WASHINGTON (AFP) - The US ambassador to the European Union will testify to Congress next week as part of the impeachment investigation of President Donald Trump, despite a State Department order not to, his lawyer said on Friday (Oct 11).

Gordon Sondland, a wealthy donor to Trump's 2016 campaign who was part of text message chains discussing the president's effort to pressure Ukraine to investigate a political rival, was scheduled to testify this week but the administration blocked him.

That prompted a subpoena by committees leading the probe in the Democratic-controlled House of Representatives for Sondland to be deposed in closed session.

"Notwithstanding the State Department's current direction to not testify, Ambassador Sondland will honour the Committees' subpoena, and he looks forward to testifying on Thursday," Sondland's lawyer Robert Luskin said.

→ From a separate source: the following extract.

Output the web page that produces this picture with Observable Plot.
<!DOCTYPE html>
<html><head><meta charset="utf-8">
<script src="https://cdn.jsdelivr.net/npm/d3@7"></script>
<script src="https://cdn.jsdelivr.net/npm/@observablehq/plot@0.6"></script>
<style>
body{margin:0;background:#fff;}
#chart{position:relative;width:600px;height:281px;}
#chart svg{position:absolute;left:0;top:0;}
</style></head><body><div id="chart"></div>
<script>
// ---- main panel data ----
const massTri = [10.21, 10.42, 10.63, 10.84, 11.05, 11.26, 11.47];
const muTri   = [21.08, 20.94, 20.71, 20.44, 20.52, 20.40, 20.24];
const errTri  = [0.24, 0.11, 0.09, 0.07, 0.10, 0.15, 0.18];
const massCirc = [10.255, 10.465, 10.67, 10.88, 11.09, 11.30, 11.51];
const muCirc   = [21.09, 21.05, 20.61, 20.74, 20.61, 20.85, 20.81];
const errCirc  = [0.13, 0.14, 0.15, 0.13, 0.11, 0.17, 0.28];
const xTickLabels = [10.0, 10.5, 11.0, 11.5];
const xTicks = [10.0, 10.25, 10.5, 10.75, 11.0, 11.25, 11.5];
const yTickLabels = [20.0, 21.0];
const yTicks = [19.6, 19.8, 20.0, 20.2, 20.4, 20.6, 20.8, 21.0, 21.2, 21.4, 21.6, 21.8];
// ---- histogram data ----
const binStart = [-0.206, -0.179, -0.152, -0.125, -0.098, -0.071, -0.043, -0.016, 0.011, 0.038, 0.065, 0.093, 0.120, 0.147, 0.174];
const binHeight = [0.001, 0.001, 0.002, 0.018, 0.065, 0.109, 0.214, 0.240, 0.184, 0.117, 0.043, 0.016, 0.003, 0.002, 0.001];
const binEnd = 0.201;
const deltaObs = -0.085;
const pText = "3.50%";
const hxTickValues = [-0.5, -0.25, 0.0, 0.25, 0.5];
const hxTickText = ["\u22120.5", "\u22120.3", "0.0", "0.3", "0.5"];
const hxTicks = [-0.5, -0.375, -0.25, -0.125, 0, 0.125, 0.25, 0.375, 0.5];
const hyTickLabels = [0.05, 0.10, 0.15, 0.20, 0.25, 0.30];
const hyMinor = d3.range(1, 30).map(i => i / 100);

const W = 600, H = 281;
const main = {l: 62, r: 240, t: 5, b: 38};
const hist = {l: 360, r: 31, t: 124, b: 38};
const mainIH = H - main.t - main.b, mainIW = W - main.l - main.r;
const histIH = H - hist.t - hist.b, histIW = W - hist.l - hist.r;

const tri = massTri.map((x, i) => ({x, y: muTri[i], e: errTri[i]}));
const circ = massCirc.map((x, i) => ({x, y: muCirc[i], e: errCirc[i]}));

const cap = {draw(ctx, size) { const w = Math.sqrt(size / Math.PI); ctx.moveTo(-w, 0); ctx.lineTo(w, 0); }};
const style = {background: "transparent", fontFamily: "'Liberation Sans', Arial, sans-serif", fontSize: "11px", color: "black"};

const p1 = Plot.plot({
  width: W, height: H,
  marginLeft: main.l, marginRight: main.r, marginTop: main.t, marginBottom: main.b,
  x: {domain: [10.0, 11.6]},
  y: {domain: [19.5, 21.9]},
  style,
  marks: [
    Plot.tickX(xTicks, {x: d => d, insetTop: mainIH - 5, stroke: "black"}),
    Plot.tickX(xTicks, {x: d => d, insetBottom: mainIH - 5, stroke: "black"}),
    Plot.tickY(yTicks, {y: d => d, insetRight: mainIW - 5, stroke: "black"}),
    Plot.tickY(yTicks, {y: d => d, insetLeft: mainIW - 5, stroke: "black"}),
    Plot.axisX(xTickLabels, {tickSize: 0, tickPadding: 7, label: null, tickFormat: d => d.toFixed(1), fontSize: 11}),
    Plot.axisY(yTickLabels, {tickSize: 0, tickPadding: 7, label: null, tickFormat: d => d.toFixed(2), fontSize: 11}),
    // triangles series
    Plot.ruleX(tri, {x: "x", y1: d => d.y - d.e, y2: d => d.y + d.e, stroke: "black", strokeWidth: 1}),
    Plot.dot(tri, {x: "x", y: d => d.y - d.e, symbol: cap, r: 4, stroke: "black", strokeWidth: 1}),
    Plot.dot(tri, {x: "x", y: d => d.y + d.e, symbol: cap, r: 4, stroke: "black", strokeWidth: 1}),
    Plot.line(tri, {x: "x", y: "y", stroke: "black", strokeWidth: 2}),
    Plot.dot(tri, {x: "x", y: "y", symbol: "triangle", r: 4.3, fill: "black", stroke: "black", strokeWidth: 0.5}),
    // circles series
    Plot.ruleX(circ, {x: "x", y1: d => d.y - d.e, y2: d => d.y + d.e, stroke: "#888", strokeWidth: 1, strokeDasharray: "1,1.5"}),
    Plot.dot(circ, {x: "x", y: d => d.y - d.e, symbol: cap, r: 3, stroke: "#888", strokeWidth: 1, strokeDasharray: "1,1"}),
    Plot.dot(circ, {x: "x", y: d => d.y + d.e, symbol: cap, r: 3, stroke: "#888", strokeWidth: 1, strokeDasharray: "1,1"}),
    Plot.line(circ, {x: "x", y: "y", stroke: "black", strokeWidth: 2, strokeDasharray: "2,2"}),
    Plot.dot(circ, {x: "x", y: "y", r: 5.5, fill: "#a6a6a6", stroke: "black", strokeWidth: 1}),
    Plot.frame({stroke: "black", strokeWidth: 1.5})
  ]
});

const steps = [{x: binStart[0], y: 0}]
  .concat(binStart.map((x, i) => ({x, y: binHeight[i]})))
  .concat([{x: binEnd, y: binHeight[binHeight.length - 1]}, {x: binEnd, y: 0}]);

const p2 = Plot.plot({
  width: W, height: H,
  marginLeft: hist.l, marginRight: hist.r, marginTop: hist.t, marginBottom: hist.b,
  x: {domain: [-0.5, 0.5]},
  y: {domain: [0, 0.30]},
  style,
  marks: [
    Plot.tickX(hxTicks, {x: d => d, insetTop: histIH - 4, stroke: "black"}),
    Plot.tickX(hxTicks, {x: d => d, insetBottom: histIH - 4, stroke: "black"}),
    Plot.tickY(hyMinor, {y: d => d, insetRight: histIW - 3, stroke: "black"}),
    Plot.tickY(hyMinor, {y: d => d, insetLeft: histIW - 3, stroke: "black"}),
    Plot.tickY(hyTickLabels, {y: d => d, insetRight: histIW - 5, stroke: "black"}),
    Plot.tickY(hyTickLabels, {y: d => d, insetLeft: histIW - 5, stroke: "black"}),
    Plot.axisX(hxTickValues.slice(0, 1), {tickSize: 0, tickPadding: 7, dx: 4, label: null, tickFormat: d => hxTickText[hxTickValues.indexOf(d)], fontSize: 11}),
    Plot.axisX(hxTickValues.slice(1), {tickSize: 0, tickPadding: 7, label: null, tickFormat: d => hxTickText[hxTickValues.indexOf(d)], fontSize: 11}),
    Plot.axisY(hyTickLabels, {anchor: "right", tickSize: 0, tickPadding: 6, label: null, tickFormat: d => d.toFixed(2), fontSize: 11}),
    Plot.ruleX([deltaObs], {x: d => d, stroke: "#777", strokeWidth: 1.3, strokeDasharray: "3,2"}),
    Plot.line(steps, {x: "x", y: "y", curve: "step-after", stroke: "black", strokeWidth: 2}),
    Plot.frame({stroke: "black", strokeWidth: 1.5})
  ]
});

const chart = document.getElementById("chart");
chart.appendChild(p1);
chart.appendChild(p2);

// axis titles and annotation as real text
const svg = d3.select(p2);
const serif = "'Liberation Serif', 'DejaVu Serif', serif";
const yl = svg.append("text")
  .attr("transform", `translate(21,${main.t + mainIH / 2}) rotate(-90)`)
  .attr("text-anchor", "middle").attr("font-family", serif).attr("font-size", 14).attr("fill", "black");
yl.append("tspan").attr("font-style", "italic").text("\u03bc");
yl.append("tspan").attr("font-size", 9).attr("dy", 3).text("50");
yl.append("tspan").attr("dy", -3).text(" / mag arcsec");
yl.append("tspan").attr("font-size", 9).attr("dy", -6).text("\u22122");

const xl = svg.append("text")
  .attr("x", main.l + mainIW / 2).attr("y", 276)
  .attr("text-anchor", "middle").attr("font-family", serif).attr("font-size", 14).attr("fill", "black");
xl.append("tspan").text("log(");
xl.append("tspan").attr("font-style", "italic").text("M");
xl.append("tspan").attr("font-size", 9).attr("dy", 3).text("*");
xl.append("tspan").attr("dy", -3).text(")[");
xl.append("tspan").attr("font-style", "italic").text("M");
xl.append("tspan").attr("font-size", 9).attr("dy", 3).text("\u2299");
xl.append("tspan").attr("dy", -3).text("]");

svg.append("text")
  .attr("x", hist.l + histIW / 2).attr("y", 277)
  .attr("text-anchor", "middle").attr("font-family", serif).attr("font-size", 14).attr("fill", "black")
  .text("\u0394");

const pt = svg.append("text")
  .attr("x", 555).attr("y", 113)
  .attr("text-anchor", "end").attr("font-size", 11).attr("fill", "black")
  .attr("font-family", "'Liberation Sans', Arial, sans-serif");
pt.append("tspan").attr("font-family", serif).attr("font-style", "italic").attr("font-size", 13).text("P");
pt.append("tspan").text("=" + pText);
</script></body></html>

The statement was released on Friday on the same morning that the former US ambassador to Kiev, Marie Yovanovitch, was to testify before the panels about what she knows of the Trump administration's pressure effort on Ukraine.

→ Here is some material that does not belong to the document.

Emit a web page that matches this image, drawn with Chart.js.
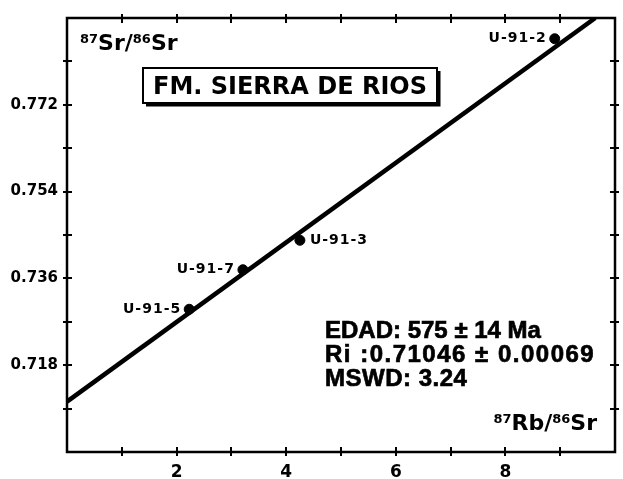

House Democrats are looking into whether Yovanovitch, a career diplomat, was removed by Trump because she failed to go along with a bid coordinated by Trump's personal attorney Rudy Giuliani to get Ukraine to open an investigation into Democratic presidential hopeful Joe Biden and his son.

Even one hour before her scheduled testimony, it was not clear if Yovanovitch would appear or be blocked by the administration.